New Delhi, Oct 30 (IANS) Foreign investors are increasingly flocking to India’s financial sector as the country transforms a large population of previously unbanked individuals into a data-rich market, a recent report said, urging Africa to pursue the same model.
Despite challenges from external trade headwinds and widespread account dormancy, the FDI influx suggests confidence in India's digitally-driven transformation, where its huge population is harnessed as a scalable market through innovative policies and fintech ecosystems, the report from Sunday Independent said.
The report also noted an internal contradiction of nearly 89 per cent adult account penetration against 25 per cent account dormancy rates.
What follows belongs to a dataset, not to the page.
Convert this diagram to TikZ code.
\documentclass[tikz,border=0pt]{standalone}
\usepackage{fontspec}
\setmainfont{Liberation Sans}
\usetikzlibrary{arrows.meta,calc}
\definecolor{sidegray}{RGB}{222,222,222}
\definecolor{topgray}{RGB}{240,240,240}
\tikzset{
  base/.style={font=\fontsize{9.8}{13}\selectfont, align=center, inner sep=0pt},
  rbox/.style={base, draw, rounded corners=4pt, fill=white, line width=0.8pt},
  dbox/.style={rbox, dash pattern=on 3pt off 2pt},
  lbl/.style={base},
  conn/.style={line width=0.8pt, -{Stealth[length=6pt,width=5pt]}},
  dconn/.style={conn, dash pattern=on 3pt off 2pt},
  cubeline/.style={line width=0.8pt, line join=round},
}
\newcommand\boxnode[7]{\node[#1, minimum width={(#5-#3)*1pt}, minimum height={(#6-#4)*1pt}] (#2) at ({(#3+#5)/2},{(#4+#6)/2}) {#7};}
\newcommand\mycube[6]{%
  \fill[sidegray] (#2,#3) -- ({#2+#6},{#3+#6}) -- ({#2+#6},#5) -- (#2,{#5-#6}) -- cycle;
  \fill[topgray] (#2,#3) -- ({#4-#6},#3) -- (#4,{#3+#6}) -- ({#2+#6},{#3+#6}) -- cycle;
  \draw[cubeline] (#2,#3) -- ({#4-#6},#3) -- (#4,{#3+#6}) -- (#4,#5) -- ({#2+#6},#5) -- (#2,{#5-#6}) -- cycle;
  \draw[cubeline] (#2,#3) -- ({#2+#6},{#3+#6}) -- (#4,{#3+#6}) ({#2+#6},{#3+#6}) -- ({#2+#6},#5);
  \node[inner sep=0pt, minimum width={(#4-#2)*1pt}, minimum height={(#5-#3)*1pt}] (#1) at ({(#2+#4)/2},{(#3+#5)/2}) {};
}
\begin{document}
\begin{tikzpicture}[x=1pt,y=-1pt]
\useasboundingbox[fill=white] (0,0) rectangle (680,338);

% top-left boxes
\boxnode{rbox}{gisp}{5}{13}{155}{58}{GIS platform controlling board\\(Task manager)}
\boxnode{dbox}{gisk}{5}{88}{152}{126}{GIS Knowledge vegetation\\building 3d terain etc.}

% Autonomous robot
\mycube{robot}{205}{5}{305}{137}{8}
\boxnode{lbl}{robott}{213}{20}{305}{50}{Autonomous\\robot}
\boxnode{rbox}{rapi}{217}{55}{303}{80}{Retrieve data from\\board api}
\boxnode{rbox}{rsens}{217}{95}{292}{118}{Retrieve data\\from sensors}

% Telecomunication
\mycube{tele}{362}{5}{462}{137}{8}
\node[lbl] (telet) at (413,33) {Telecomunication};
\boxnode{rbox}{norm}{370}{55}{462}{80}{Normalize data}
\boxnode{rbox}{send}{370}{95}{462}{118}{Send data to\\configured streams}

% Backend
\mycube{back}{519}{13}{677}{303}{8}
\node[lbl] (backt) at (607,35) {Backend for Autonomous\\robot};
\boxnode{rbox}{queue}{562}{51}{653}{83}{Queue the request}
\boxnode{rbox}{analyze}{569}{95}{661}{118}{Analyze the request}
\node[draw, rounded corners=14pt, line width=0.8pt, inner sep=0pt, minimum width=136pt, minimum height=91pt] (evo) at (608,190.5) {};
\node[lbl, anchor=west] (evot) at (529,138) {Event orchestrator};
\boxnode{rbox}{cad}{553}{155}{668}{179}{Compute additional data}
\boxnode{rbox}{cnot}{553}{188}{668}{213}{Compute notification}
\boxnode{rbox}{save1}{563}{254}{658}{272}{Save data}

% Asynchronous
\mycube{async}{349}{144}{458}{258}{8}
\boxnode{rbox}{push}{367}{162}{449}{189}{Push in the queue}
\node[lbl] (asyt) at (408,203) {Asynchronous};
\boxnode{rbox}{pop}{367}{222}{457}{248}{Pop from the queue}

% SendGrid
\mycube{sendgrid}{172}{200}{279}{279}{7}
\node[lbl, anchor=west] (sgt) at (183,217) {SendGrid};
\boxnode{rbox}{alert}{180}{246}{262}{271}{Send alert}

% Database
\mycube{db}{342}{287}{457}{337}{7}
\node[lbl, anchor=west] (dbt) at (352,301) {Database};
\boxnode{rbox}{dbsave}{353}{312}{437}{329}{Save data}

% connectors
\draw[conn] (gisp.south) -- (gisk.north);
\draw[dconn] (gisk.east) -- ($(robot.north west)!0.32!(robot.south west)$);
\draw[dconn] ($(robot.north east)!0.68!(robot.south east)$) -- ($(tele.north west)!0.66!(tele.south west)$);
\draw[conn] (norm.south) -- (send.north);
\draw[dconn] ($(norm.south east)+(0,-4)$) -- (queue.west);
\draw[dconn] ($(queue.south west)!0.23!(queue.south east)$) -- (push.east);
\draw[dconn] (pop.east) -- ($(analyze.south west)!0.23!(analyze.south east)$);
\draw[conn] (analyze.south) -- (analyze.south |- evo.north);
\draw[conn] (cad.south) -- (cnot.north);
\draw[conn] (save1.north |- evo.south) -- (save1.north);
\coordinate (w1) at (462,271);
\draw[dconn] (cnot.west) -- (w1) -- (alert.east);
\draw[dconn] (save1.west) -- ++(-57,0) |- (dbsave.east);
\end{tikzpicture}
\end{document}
Despite this dormancy rate, investors like Citigroup, Barclays, and Japan’s MUFG are expanding through data-driven credit scoring and micro-products into the Indian market.
The core driver is India’s shift from an informal, cash-based economy where the government’s digitisation initiatives have created a fintech ecosystem that unlocks value from previously invisible populations, the report noted.
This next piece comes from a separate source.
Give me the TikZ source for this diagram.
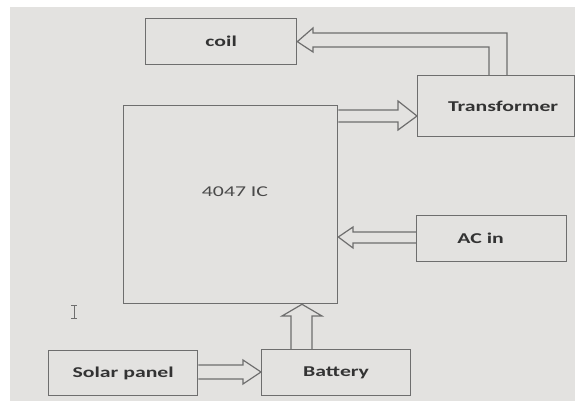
\documentclass[tikz,border=0pt]{standalone}
\usepackage{fontspec}
\newfontfamily\calib[FakeStretch=1.45]{Carlito}
\usetikzlibrary{calc}
\definecolor{bg}{HTML}{E3E2E0}
\definecolor{ln}{HTML}{6E6E6E}
\definecolor{tx}{HTML}{333333}
\definecolor{tx2}{HTML}{4A4A4A}
\tikzset{
  blk/.style={draw=ln, line width=1.3pt, fill=none, inner sep=0pt, anchor=north west,
    font=\calib\bfseries\fontsize{15}{18}\selectfont, text=tx},
  arr/.style={draw=ln, line width=1.2pt, line join=miter},
}
\begin{document}
\begin{tikzpicture}[x=1pt,y=-1pt]
\useasboundingbox (0,0) rectangle (575,401);
\fill[white] (0,0) rectangle (575,401);
\fill[bg] (10,7) rectangle (575,401);
% boxes
\node[blk, minimum width=151pt, minimum height=46pt] (coil) at (145,18) {coil};
\node[blk, minimum width=157pt, minimum height=61pt] (tr) at (417,75) {\hspace*{14pt}Transformer};
\node[blk, minimum width=214pt, minimum height=198pt] (ic) at (123,105) {};
\node[font=\calib\fontsize{15}{18}\selectfont, text=tx2, inner sep=0pt] (ictext) at (235,192) {4047 IC};
\node[blk, minimum width=150pt, minimum height=46pt] (ac) at (416,215) {AC in\hspace*{22pt}};
\node[blk, minimum width=149pt, minimum height=45pt] (sol) at (48,350) {Solar panel};
\node[blk, minimum width=149pt, minimum height=46pt] (bat) at (261,349) {Battery};
% transformer -> coil
\draw[arr] ($(tr.north west)+(90,0)$) |- (313,33) -- (313,28) -- (coil.east) -- (313,52) -- (313,47) -| ($(tr.north west)+(72,0)$);
% ic -> transformer
\draw[arr] ($(ic.north east)+(0,5)$) -- (398,110) -- (398,101) -- ($(tr.north west)+(0,41)$) -- (398,130) -- (398,122) -- ($(ic.north east)+(0,17)$);
% ac -> ic
\draw[arr] ($(ac.north west)+(0,17)$) -- (353,232) -- (353,227) -- ($(ic.north east)+(0,132)$) -- (353,248) -- (353,243) -- ($(ac.north west)+(0,28)$);
% battery -> ic
\draw[arr] ($(bat.north west)+(30,0)$) -- (291,316) -- (282,316) -- ($(ic.south west)+(179,0)$) -- (322,316) -- (312,316) -- ($(bat.north west)+(51,0)$);
% solar -> battery
\draw[arr] ($(sol.north east)+(0,15)$) -- (243,365) -- (243,360) -- ($(bat.north west)+(0,23)$) -- (243,384) -- (243,379) -- ($(sol.north east)+(0,29)$);
% text cursor
\draw[ln, line width=0.9pt] (71,305) -- (77,305) (74,305) -- (74,318) (71,318) -- (77,318);
\end{tikzpicture}
\end{document}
Every transaction generates data that allows lenders to assess creditworthiness, enabling offerings like microloans, insurance, and savings products to a new consumer base. Investors like Citigroup and Barclays aim to gain access to this scalable market of 1.4 billion people, the report said.
Further, India is currently addressing the issue of account inactivity through targeted innovations and policies. Fintech firms like Paytm and PhonePe use UPI to deliver tailored products for low-income users, leveraging alternative data such as mobile usage for credit scoring, it added.
The South African-based publication argued that India’s model provides valuable insights for Africa to prioritise digital infrastructure, tackle inactivity through innovation, and transform demographics into assets.
India’s success shows that inclusive digitisation reduces costs, boosts usage, and draws FDI, evidenced by India’s over $50 billion inflows in 2024-25, the report noted.